The Most Capitalist Game: Zobel Skewers Class Consciousness with Ribald Satire
Social satire is perhaps the only conducive way to narratively navigate the ills of capitalism in a world as addicted to its fruits as it is critical of its consequences. Director Craig Zobel, he who favors extreme social situations which finds human behavior reduced to instinctual baseness, finds a fitting home with Blumhouse Productions for the now-infamous The Hunt, which was all set for release in September 2019 before being unceremoniously shelved in response to another mass shooting just prior to its planned premiere.
Funny, how we can collectively agree on certain matters of poor taste regarding the depiction of uncomfortable topics but do little to actually solve them—but then, this is the sentiment at the heart of Zobel’s film, scripted by Nick Cuse and Damon Lindelof, who have turned The Most Dangerous Game on its regressive little head, because all boiled down, all the moving parts of the system play a part in contributing to the problem.
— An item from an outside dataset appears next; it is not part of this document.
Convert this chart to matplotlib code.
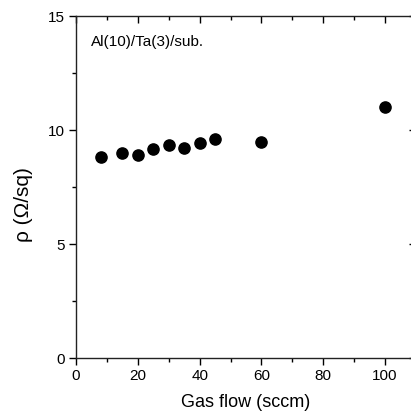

Featuring a new tagline, “the most talked about movie of the year is one that no one’s actually seen” also highlights the inadvertent positive publicity it’s delay conjured. Luckily, it’s a finely performed satire which engages quite bluntly with the times and provides a star-making platform for lead Betty Gilpin.
Twelve strangers are selected at random from various parts of the United States. They are all white but from varied backgrounds, each waking to find themselves gagged and deposited in the middle of the woods. In the midst of a clearing, a giant storage container houses an arsenal of weapons. Just as they discover how to remove their bondages and select their weapons, they find themselves ruthlessly hunted by an unknown number of killers. As survivors flee to the perimeter of the forest, they discover something much larger is going on and they mull the realistic possibilities of a news story known as “Manor Gate.” But the extent of the hunters’ powers is unclear, but Crystal (Betty Gilpin) seems to have a knack for turning the table on her assailants.
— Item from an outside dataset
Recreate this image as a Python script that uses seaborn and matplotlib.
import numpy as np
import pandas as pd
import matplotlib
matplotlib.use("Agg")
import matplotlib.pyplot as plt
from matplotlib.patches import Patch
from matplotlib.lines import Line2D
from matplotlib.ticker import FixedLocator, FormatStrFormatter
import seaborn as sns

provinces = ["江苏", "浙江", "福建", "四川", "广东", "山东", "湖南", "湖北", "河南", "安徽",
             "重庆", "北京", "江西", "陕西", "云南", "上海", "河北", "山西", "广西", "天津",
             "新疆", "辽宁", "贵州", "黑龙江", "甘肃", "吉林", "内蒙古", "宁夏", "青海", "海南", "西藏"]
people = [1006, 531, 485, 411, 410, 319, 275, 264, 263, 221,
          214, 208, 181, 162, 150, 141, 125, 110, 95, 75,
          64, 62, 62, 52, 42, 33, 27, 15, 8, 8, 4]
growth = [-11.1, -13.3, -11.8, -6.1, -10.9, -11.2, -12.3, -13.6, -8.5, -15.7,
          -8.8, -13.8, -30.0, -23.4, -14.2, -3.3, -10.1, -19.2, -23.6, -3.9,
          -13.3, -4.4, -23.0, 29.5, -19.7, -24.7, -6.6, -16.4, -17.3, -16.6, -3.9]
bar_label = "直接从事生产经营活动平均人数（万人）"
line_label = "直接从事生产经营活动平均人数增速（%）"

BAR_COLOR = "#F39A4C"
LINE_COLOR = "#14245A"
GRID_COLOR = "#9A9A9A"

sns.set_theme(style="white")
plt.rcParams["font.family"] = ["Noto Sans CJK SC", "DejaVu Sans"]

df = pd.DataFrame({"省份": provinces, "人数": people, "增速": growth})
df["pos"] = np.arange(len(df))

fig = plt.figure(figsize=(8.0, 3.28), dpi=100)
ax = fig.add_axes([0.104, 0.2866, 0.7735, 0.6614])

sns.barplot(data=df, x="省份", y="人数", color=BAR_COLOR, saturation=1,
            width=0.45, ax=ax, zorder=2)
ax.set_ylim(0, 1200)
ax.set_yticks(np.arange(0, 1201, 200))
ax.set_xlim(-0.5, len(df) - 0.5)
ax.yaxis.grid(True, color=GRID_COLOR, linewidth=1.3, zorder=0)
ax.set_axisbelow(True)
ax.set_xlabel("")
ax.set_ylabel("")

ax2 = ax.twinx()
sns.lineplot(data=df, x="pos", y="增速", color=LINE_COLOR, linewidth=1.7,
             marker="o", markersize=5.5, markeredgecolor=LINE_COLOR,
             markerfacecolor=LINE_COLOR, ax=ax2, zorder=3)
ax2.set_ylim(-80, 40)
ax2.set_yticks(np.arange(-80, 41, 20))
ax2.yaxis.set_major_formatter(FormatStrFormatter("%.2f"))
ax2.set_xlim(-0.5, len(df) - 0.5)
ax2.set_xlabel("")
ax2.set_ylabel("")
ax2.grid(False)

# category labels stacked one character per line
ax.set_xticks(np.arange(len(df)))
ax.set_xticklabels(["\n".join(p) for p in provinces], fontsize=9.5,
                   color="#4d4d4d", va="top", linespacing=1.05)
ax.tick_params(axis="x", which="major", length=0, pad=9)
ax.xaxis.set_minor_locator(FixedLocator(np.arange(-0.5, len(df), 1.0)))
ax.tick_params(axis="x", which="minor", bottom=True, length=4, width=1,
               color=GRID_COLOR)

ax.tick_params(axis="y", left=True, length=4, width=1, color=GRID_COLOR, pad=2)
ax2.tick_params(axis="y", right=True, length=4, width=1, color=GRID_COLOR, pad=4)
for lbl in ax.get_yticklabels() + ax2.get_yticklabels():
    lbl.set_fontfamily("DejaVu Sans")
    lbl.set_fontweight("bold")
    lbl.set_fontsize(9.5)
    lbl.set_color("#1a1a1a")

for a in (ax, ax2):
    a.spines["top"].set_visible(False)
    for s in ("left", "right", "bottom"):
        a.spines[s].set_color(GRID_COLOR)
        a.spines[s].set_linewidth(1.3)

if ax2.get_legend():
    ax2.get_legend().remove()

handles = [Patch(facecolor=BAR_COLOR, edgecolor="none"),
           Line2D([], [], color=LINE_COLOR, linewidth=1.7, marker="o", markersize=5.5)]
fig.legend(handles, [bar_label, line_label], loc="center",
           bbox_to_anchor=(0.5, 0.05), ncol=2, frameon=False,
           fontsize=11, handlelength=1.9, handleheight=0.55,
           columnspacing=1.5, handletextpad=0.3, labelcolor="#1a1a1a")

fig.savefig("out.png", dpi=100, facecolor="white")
Lindelof and Cuse have no qualms in baring the thought process behind the film’s obvious metaphors, including it’s poster child, the pig Orwell, so named for the author of Animal Farm, whose text features strongly in a climactic deliberation between Swank’s Athena (Goddess of the Hunt, get it?) and Gilpin. But The Hunt isn’t so much about making each character a representative of a ‘type’—this is more teams pitting ‘us against them,’ or the working class vs. the elitist one-percenters (here defined primarily as ‘neo-liberals’).
The script is peppered with the superficial progressiveness of a staunch (but markedly privileged) liberal mindset which, of course as the film astutely depicts, becomes so rigid they become the very conservative ‘deplorables’ they hate. At the same time, the slippery slope of how fake news can be churned into actual news is a crux which becomes paramount to the third act, and which elevates the film beyond another reconfiguration of tropes we’ve seen recycled in a number of genre films, from The Hunger Games series to The Purge films.
Violent, funny and featuring a fiercely committed performance from Betty Gilpin, Zobel makes the best use of casting since something like Executive Decision (1996)—meaning the film immediately asserts its unpredictable pattern of who will live and who might survive by playing with our expectations. Some highlights in the supporting cast include Amy Madigan, Macon Blair and Ike Barinholtz while Swank proves to be incredibly well-cast. For those familiar with Zobel’s last two features, including Compliance (2012) and Z for Zachariah (2015), the misanthropy of The Hunt shouldn’t surprise—but then, this time around, Zobel is playing with such extremes he actually forges into territory which could be construed as life-affirming.